→ **Task brief**:
Skip the pictures and quote all of the lines exactly.

(Source code of charts)

========================================

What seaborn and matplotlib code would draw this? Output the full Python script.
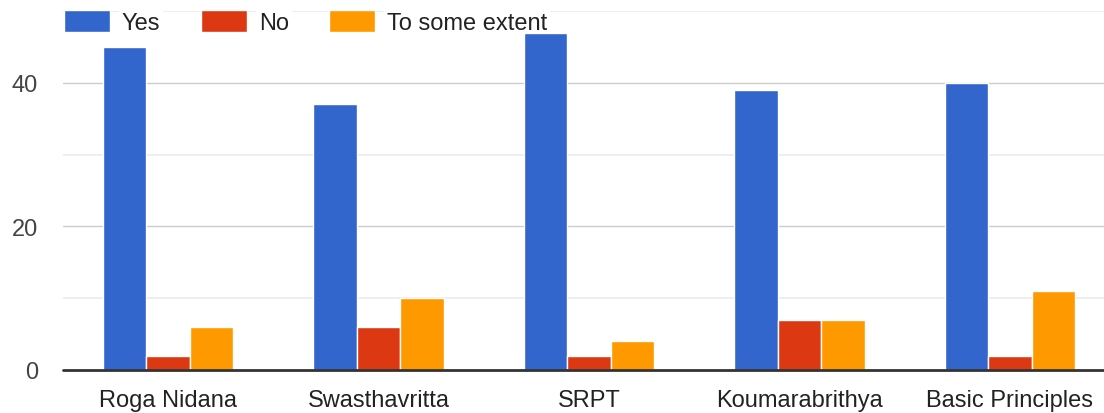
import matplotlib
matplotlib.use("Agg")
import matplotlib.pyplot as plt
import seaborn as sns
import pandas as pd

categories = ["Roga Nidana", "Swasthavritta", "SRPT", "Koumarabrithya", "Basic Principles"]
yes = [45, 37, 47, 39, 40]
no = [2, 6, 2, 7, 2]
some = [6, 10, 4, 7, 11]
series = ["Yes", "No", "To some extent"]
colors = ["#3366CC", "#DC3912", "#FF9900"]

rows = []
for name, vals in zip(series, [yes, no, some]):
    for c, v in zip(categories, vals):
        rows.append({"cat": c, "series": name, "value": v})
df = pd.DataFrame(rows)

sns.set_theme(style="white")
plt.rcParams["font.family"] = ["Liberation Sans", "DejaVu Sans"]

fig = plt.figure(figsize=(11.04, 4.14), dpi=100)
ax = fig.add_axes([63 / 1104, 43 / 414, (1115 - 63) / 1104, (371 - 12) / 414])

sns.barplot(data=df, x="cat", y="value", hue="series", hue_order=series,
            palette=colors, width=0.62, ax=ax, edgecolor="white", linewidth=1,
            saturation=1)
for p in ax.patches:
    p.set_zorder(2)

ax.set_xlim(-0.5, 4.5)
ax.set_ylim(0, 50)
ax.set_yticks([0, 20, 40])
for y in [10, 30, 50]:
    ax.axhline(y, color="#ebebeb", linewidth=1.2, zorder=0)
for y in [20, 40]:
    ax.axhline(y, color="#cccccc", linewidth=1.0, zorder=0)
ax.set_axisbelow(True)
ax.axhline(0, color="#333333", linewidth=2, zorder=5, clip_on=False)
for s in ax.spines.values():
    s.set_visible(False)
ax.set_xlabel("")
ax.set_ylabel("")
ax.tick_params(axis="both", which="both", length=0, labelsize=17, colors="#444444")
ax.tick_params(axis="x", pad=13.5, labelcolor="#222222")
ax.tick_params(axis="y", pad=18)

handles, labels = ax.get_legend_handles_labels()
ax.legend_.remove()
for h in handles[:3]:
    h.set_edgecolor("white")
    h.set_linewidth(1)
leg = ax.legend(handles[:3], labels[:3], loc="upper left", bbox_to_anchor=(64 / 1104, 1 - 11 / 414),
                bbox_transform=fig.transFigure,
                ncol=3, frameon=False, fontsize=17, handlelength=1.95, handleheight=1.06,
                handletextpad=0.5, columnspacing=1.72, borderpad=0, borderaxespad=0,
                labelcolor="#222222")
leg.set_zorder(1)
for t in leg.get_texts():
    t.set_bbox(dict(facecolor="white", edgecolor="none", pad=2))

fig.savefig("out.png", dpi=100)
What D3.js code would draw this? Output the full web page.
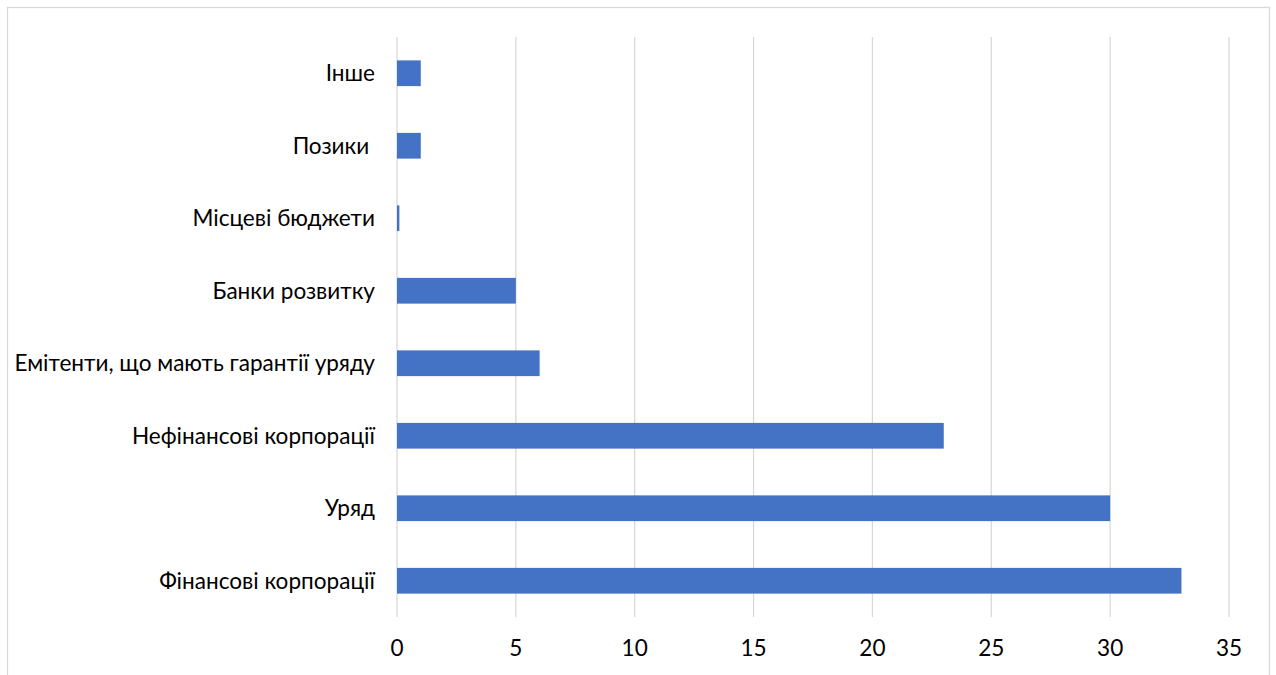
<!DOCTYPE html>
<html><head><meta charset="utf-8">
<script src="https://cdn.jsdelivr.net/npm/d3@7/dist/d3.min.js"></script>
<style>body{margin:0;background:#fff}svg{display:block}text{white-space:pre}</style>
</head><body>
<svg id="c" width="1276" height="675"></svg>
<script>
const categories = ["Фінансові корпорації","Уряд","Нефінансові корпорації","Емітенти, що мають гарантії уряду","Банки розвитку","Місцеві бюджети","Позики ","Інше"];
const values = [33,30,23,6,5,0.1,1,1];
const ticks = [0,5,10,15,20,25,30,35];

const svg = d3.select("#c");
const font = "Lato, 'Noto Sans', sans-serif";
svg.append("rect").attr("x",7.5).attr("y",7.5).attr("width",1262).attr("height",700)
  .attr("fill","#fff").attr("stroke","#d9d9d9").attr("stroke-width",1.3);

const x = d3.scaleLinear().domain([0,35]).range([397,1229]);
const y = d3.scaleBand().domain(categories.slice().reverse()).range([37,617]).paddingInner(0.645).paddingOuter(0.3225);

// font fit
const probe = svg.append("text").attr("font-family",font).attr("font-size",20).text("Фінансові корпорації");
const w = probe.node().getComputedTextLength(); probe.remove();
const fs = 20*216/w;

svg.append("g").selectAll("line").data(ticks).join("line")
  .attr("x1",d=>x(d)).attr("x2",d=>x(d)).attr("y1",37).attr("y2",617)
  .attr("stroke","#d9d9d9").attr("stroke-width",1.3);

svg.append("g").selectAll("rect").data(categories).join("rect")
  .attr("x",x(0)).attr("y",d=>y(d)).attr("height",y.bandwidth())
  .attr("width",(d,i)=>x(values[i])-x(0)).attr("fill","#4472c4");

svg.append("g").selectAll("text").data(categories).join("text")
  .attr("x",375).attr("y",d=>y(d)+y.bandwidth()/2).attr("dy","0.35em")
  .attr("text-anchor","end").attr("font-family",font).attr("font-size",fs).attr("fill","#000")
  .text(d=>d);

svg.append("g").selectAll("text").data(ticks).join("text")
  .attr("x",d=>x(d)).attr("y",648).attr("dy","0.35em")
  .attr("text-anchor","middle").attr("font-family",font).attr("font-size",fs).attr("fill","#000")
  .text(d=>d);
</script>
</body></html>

========================================

→ **Response to this task**:
What seaborn and matplotlib code would draw this? Output the full Python script.
import matplotlib
matplotlib.use("Agg")
import matplotlib.pyplot as plt
import seaborn as sns
import pandas as pd

categories = ["Roga Nidana", "Swasthavritta", "SRPT", "Koumarabrithya", "Basic Principles"]
yes = [45, 37, 47, 39, 40]
no = [2, 6, 2, 7, 2]
some = [6, 10, 4, 7, 11]
series = ["Yes", "No", "To some extent"]
colors = ["#3366CC", "#DC3912", "#FF9900"]

rows = []
for name, vals in zip(series, [yes, no, some]):
    for c, v in zip(categories, vals):
        rows.append({"cat": c, "series": name, "value": v})
df = pd.DataFrame(rows)

sns.set_theme(style="white")
plt.rcParams["font.family"] = ["Liberation Sans", "DejaVu Sans"]

fig = plt.figure(figsize=(11.04, 4.14), dpi=100)
ax = fig.add_axes([63 / 1104, 43 / 414, (1115 - 63) / 1104, (371 - 12) / 414])

sns.barplot(data=df, x="cat", y="value", hue="series", hue_order=series,
            palette=colors, width=0.62, ax=ax, edgecolor="white", linewidth=1,
            saturation=1)
for p in ax.patches:
    p.set_zorder(2)

ax.set_xlim(-0.5, 4.5)
ax.set_ylim(0, 50)
ax.set_yticks([0, 20, 40])
for y in [10, 30, 50]:
    ax.axhline(y, color="#ebebeb", linewidth=1.2, zorder=0)
for y in [20, 40]:
    ax.axhline(y, color="#cccccc", linewidth=1.0, zorder=0)
ax.set_axisbelow(True)
ax.axhline(0, color="#333333", linewidth=2, zorder=5, clip_on=False)
for s in ax.spines.values():
    s.set_visible(False)
ax.set_xlabel("")
ax.set_ylabel("")
ax.tick_params(axis="both", which="both", length=0, labelsize=17, colors="#444444")
ax.tick_params(axis="x", pad=13.5, labelcolor="#222222")
ax.tick_params(axis="y", pad=18)

handles, labels = ax.get_legend_handles_labels()
ax.legend_.remove()
for h in handles[:3]:
    h.set_edgecolor("white")
    h.set_linewidth(1)
leg = ax.legend(handles[:3], labels[:3], loc="upper left", bbox_to_anchor=(64 / 1104, 1 - 11 / 414),
                bbox_transform=fig.transFigure,
                ncol=3, frameon=False, fontsize=17, handlelength=1.95, handleheight=1.06,
                handletextpad=0.5, columnspacing=1.72, borderpad=0, borderaxespad=0,
                labelcolor="#222222")
leg.set_zorder(1)
for t in leg.get_texts():
    t.set_bbox(dict(facecolor="white", edgecolor="none", pad=2))

fig.savefig("out.png", dpi=100)
What D3.js code would draw this? Output the full web page.
<!DOCTYPE html>
<html><head><meta charset="utf-8">
<script src="https://cdn.jsdelivr.net/npm/d3@7/dist/d3.min.js"></script>
<style>body{margin:0;background:#fff}svg{display:block}text{white-space:pre}</style>
</head><body>
<svg id="c" width="1276" height="675"></svg>
<script>
const categories = ["Фінансові корпорації","Уряд","Нефінансові корпорації","Емітенти, що мають гарантії уряду","Банки розвитку","Місцеві бюджети","Позики ","Інше"];
const values = [33,30,23,6,5,0.1,1,1];
const ticks = [0,5,10,15,20,25,30,35];

const svg = d3.select("#c");
const font = "Lato, 'Noto Sans', sans-serif";
svg.append("rect").attr("x",7.5).attr("y",7.5).attr("width",1262).attr("height",700)
  .attr("fill","#fff").attr("stroke","#d9d9d9").attr("stroke-width",1.3);

const x = d3.scaleLinear().domain([0,35]).range([397,1229]);
const y = d3.scaleBand().domain(categories.slice().reverse()).range([37,617]).paddingInner(0.645).paddingOuter(0.3225);

// font fit
const probe = svg.append("text").attr("font-family",font).attr("font-size",20).text("Фінансові корпорації");
const w = probe.node().getComputedTextLength(); probe.remove();
const fs = 20*216/w;

svg.append("g").selectAll("line").data(ticks).join("line")
  .attr("x1",d=>x(d)).attr("x2",d=>x(d)).attr("y1",37).attr("y2",617)
  .attr("stroke","#d9d9d9").attr("stroke-width",1.3);

svg.append("g").selectAll("rect").data(categories).join("rect")
  .attr("x",x(0)).attr("y",d=>y(d)).attr("height",y.bandwidth())
  .attr("width",(d,i)=>x(values[i])-x(0)).attr("fill","#4472c4");

svg.append("g").selectAll("text").data(categories).join("text")
  .attr("x",375).attr("y",d=>y(d)+y.bandwidth()/2).attr("dy","0.35em")
  .attr("text-anchor","end").attr("font-family",font).attr("font-size",fs).attr("fill","#000")
  .text(d=>d);

svg.append("g").selectAll("text").data(ticks).join("text")
  .attr("x",d=>x(d)).attr("y",648).attr("dy","0.35em")
  .attr("text-anchor","middle").attr("font-family",font).attr("font-size",fs).attr("fill","#000")
  .text(d=>d);
</script>
</body></html>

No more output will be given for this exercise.